West Calhoun has a huge missed opportunity near the lakefront of Lake Calhoun where there could be a great little downtown area taking advantage of the lakefront location. Instead, ugly strip-mall development, ironically named Calhoun Village, is the dominant commercial feature which looks like Anywhere, USA rather than a unique, charming village of any sort. In addition to that, patrons of businesses along Lake St have to cross both that and Excelsior Blvd which are heavy traffic streets that cut off easy pedestrian access to the shore.
One good thing is that the dirt lot in the map above is now an urban residential building that rests up against the sidewalk.
To find a nice urban setting you have to skip by this Minneapolis neighborhood on Excelsior and find it just down the road in the suburb of St Louis Park of all places.
In Seattle’s Green Lake neighborhood, another urban neighborhood located on the periphery of a lake, the commercial buildings form a half moon shape thanks to the main road curving away from the lakefront, with a park across a much less daunting two-lane street.
Notice below that the big parking lot for the community center is hidden away from the dense urban commercial street so that you don’t have a big eyesore and an empty gap when you’re walking by the shops, cafes, and restaurants in a pedestrian-friendly environment. There is also landscaping to help hide the community center’s parking lot from those walking by it on the pedestrian-cyclist path fronting the lake.

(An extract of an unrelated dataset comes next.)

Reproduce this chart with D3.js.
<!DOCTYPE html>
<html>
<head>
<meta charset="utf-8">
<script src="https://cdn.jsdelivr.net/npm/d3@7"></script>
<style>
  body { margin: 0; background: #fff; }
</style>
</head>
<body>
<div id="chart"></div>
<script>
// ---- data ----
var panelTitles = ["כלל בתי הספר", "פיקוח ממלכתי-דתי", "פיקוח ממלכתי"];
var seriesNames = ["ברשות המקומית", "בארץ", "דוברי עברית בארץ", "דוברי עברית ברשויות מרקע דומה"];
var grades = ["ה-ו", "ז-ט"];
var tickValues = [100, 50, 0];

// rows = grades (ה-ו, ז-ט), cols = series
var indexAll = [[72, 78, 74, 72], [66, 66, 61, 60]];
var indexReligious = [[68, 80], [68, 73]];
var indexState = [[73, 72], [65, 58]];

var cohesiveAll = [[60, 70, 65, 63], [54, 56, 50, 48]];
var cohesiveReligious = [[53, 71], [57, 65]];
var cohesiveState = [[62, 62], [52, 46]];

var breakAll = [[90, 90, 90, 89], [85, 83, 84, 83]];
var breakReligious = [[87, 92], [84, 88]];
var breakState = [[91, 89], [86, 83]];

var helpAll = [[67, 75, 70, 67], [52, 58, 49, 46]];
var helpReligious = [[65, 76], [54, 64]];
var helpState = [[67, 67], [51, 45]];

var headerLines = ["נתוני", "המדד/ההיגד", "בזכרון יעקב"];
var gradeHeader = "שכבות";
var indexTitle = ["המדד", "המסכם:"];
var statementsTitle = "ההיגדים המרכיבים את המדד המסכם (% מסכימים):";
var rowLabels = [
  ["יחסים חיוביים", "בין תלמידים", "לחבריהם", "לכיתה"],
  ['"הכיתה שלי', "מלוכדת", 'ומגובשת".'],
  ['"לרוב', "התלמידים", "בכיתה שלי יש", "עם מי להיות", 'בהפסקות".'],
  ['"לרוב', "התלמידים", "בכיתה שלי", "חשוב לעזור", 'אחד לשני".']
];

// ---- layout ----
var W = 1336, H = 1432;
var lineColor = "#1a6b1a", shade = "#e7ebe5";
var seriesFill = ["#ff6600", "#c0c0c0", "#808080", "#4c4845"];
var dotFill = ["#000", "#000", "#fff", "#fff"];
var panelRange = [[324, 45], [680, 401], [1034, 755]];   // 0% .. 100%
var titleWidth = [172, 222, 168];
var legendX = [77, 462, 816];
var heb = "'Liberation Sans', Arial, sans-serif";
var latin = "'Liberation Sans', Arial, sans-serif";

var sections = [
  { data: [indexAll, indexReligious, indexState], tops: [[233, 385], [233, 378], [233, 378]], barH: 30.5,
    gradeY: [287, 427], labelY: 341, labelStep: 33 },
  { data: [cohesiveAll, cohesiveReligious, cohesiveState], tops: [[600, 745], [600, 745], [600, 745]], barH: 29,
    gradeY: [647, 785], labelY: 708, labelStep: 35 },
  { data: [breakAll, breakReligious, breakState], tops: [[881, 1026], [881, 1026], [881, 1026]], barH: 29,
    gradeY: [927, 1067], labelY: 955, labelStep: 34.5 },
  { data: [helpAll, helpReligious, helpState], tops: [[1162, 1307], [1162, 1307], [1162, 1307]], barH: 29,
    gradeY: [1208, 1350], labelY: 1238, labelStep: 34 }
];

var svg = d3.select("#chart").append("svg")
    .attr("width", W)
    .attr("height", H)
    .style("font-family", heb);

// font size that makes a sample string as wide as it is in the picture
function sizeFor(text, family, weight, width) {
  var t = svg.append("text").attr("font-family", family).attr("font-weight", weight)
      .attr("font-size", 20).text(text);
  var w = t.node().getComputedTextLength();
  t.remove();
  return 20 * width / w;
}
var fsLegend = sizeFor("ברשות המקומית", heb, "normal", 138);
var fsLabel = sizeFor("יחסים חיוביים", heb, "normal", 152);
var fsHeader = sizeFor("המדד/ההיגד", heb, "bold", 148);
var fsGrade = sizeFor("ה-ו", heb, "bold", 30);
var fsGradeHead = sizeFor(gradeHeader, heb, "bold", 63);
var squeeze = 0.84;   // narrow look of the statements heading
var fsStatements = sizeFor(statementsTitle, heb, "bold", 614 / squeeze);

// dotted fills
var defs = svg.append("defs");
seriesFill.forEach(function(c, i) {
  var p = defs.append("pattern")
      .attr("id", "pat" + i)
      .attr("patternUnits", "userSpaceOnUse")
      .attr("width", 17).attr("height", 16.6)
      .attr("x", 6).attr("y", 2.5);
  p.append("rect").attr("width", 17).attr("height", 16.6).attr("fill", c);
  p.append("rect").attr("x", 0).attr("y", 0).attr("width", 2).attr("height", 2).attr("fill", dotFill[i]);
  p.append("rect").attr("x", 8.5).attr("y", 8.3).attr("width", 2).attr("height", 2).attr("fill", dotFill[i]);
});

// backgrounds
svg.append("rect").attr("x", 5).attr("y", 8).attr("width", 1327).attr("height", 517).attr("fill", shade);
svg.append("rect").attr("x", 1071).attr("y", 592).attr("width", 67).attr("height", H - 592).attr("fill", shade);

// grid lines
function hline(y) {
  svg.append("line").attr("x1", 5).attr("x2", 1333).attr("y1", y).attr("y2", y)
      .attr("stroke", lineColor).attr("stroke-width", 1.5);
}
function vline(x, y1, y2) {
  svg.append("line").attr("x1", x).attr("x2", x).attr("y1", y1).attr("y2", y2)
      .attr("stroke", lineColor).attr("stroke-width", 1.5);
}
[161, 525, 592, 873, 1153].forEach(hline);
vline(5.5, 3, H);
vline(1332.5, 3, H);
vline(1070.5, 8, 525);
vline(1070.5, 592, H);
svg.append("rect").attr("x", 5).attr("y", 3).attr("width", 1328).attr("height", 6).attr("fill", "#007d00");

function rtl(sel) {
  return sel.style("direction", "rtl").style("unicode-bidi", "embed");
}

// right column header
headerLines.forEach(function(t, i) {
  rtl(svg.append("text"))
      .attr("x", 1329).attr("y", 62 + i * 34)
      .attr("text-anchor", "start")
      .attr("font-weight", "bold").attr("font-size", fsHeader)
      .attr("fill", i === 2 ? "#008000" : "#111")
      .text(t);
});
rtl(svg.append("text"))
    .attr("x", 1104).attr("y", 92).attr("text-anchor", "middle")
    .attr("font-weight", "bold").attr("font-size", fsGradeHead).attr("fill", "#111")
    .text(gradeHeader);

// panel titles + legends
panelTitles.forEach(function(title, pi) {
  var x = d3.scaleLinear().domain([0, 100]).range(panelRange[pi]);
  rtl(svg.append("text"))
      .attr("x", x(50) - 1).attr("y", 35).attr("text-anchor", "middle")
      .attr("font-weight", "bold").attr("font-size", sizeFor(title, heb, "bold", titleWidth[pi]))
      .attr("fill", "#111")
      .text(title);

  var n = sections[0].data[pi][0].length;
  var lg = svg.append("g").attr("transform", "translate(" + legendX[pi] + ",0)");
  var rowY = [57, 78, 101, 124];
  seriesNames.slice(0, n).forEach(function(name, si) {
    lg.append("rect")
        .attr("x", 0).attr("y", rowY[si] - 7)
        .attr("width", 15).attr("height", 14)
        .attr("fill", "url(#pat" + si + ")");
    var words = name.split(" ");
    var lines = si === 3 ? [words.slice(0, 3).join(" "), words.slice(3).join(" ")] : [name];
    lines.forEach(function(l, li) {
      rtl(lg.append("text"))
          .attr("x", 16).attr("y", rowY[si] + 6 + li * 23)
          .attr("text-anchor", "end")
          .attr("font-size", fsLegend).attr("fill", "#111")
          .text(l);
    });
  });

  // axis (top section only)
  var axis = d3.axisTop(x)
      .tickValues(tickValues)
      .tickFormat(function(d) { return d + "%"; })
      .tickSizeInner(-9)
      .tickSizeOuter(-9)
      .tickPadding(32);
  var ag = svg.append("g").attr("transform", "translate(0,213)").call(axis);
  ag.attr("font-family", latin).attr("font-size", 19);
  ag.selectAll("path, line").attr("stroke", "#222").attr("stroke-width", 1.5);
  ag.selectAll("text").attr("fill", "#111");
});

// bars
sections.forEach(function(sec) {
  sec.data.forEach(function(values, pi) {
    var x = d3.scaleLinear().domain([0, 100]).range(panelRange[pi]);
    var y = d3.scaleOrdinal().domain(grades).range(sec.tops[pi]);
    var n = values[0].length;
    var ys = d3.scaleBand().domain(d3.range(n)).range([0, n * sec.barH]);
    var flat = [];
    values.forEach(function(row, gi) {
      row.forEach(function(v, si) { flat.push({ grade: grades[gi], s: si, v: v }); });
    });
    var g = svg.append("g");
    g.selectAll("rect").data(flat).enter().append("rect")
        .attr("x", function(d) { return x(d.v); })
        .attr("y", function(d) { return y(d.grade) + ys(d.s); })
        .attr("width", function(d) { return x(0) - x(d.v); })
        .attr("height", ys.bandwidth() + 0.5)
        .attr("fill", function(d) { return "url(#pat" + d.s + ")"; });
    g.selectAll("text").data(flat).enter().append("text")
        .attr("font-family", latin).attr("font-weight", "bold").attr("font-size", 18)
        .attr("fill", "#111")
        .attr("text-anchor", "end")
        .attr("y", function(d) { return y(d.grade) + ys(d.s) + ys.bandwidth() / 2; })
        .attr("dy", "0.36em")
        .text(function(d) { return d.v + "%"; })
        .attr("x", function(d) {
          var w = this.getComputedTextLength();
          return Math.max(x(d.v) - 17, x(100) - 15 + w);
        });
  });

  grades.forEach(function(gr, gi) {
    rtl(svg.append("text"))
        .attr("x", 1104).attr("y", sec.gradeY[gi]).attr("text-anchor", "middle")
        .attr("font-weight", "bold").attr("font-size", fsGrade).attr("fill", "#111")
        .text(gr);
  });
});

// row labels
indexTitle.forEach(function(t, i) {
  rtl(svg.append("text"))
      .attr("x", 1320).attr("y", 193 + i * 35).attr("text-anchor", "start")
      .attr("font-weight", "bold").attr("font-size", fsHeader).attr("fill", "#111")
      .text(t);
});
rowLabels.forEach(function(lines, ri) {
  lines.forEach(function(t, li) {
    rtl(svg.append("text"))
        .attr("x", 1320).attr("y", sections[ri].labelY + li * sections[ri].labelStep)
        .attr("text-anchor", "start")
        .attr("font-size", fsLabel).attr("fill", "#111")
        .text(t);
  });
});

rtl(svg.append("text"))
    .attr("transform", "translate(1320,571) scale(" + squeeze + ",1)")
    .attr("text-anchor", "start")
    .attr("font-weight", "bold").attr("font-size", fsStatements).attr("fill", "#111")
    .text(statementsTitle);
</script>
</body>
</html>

Hopefully, the new residential development mentioned earlier is a sign of things to come to make this area a worthy Minneapolis destination that locals and out-of-towners can enjoy. On the bright side, West Calhoun residents made it clear that they want pedestrians and cyclists to be prioritized in their response to the proposed light rail station to be built nearby, which may put enough pressure to raze and rebuild the ugly, car-oriented development. I also agree with them that “West Lake Station” moniker is way too vague of a name and in any case that would just lead to people assuming it’s located in Uptown, so why not just name it after the very neighborhood it’s squarely located in: West Calhoun? And just look at the picture they’re using to portray the neighborhood: it looks like a somewhat dense urban neighborhood from that perspective until you head in and just find strip-mall hell next to those dense buildings. Now that the Southwest LRT station (page 100 of a 17MB pdf) has a finalized location that is far enough away from the existing strip-mall, hopefully we don’t have to wait til the station is actually built for redevelopment to occur that is more respectful and befitting of the choice location next to a lake.